*Given exercise*: Scan the listing below and copy every line holding "that".

*Provided material*:

* START *

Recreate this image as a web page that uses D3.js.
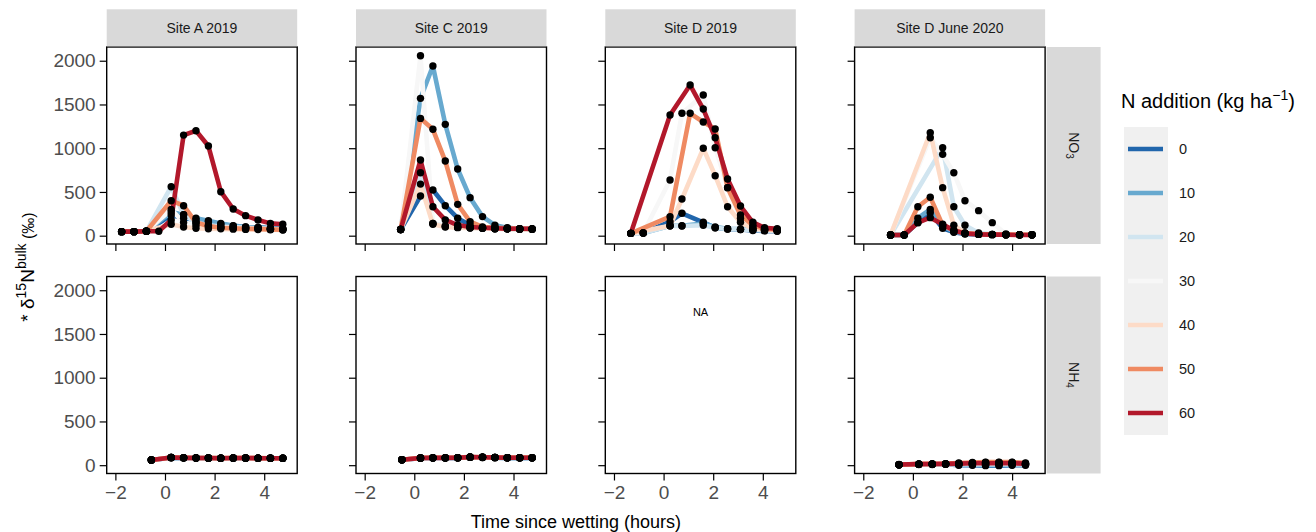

* END *
* START *

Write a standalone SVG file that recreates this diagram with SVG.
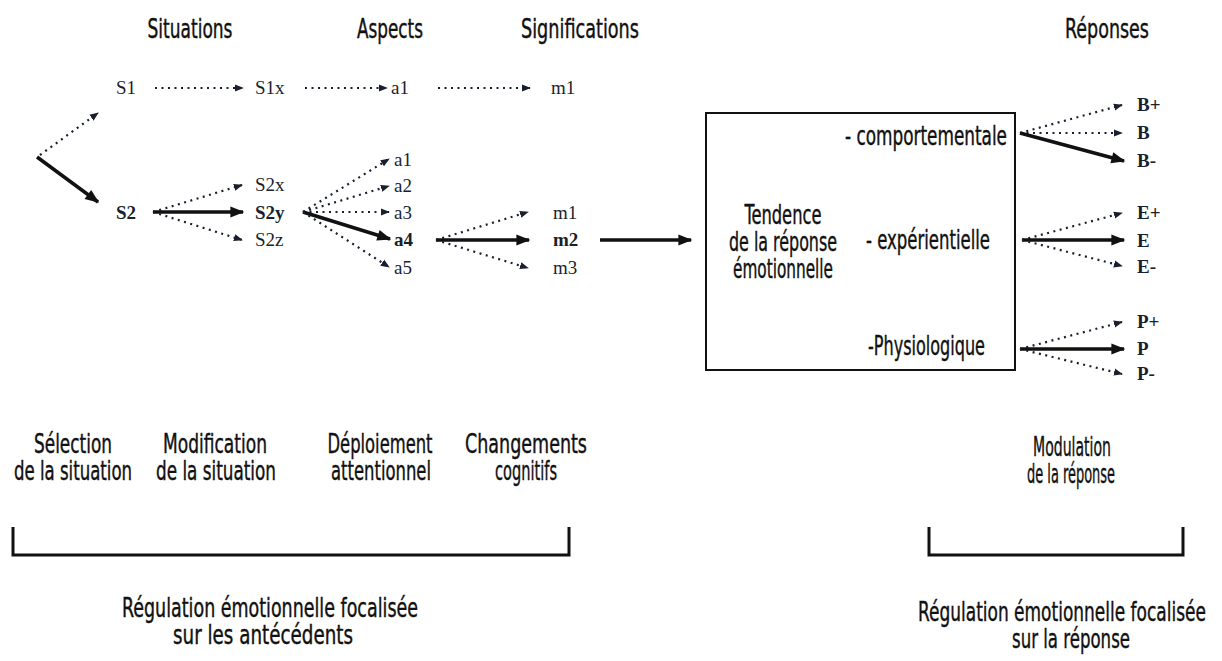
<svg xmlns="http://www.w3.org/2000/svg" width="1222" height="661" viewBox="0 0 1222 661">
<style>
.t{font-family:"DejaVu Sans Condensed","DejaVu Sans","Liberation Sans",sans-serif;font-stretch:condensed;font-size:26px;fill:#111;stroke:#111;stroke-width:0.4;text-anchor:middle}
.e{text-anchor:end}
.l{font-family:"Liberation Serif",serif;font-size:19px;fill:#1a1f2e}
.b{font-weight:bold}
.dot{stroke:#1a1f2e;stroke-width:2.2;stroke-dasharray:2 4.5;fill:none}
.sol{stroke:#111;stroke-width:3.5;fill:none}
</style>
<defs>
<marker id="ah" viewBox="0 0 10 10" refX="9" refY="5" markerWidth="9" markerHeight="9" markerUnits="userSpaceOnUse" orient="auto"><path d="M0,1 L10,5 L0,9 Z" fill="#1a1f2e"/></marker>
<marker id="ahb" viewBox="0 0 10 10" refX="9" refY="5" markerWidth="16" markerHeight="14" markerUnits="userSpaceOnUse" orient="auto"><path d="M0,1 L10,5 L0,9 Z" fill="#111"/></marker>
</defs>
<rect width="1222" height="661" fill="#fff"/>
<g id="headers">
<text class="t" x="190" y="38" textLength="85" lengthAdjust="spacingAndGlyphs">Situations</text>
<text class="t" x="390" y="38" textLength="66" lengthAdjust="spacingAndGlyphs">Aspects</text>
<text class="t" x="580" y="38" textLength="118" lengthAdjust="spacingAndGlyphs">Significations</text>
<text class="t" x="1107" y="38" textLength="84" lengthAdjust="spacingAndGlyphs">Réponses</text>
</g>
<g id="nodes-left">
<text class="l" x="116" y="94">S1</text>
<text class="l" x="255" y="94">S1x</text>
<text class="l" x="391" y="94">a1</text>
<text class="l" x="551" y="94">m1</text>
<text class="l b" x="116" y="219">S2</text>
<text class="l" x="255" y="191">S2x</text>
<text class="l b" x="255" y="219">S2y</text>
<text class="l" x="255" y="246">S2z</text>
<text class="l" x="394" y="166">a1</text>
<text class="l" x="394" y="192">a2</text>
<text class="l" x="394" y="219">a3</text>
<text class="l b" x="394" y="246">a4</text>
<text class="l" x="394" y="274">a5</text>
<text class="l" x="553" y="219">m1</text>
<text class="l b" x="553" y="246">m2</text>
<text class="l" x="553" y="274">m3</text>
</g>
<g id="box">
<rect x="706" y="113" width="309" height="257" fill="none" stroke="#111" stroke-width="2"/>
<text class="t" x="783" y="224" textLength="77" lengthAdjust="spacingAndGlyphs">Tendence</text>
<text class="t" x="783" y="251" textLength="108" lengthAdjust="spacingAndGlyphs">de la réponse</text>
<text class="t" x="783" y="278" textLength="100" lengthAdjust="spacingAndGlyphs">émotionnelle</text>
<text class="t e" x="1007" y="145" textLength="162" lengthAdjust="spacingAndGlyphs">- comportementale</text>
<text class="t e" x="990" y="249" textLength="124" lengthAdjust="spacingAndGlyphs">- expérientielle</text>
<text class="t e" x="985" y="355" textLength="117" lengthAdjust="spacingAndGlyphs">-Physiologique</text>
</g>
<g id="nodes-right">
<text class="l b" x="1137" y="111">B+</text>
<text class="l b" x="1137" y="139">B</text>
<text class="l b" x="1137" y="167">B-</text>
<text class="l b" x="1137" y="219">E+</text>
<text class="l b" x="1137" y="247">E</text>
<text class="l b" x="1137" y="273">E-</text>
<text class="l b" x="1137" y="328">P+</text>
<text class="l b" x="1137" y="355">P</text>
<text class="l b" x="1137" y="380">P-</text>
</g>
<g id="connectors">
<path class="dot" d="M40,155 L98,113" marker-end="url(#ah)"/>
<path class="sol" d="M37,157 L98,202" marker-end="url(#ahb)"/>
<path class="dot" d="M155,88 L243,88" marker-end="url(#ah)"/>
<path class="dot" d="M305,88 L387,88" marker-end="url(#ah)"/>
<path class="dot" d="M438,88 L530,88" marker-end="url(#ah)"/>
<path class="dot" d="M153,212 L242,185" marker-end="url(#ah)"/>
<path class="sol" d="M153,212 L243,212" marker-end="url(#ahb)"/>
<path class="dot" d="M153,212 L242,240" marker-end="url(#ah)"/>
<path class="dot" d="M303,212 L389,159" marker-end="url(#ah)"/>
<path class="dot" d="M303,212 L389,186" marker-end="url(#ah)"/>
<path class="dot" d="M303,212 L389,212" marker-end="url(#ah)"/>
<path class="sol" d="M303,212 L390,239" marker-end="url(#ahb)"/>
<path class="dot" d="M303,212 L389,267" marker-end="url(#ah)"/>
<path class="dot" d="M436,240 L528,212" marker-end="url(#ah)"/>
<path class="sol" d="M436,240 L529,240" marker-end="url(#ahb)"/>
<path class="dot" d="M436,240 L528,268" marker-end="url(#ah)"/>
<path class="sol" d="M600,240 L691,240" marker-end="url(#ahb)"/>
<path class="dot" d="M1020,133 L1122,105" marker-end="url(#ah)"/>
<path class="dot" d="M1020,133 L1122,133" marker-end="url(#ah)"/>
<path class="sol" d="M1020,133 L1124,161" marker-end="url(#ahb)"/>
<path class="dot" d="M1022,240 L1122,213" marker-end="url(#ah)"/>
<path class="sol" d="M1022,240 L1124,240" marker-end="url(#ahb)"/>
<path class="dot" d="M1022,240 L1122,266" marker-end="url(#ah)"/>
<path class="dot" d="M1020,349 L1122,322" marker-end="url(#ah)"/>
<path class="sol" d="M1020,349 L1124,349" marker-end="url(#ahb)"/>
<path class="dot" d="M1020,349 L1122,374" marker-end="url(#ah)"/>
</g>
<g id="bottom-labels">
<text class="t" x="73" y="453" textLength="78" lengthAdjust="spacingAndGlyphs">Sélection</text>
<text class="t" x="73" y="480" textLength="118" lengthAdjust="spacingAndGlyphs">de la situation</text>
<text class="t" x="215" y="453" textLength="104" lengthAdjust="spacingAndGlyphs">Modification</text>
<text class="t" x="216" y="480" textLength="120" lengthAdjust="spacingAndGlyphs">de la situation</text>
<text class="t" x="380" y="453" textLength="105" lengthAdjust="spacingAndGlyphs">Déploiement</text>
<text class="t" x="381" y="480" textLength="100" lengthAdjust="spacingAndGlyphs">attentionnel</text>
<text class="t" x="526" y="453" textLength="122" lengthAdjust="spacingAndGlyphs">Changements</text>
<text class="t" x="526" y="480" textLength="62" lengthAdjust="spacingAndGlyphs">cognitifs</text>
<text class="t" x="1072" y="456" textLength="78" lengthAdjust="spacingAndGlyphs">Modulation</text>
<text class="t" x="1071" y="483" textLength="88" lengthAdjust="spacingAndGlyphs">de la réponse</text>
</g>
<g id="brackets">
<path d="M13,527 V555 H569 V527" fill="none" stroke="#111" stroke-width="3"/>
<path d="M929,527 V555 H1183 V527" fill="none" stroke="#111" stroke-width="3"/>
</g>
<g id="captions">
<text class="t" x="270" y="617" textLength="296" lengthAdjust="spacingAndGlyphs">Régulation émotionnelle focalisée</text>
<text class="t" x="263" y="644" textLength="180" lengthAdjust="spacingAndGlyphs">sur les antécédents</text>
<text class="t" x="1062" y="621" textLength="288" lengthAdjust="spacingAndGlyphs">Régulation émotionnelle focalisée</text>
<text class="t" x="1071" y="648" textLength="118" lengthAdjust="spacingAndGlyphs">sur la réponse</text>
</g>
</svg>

* END *

*Written answer*:
Recreate this image as a web page that uses D3.js.
Write a standalone SVG file that recreates this diagram with SVG.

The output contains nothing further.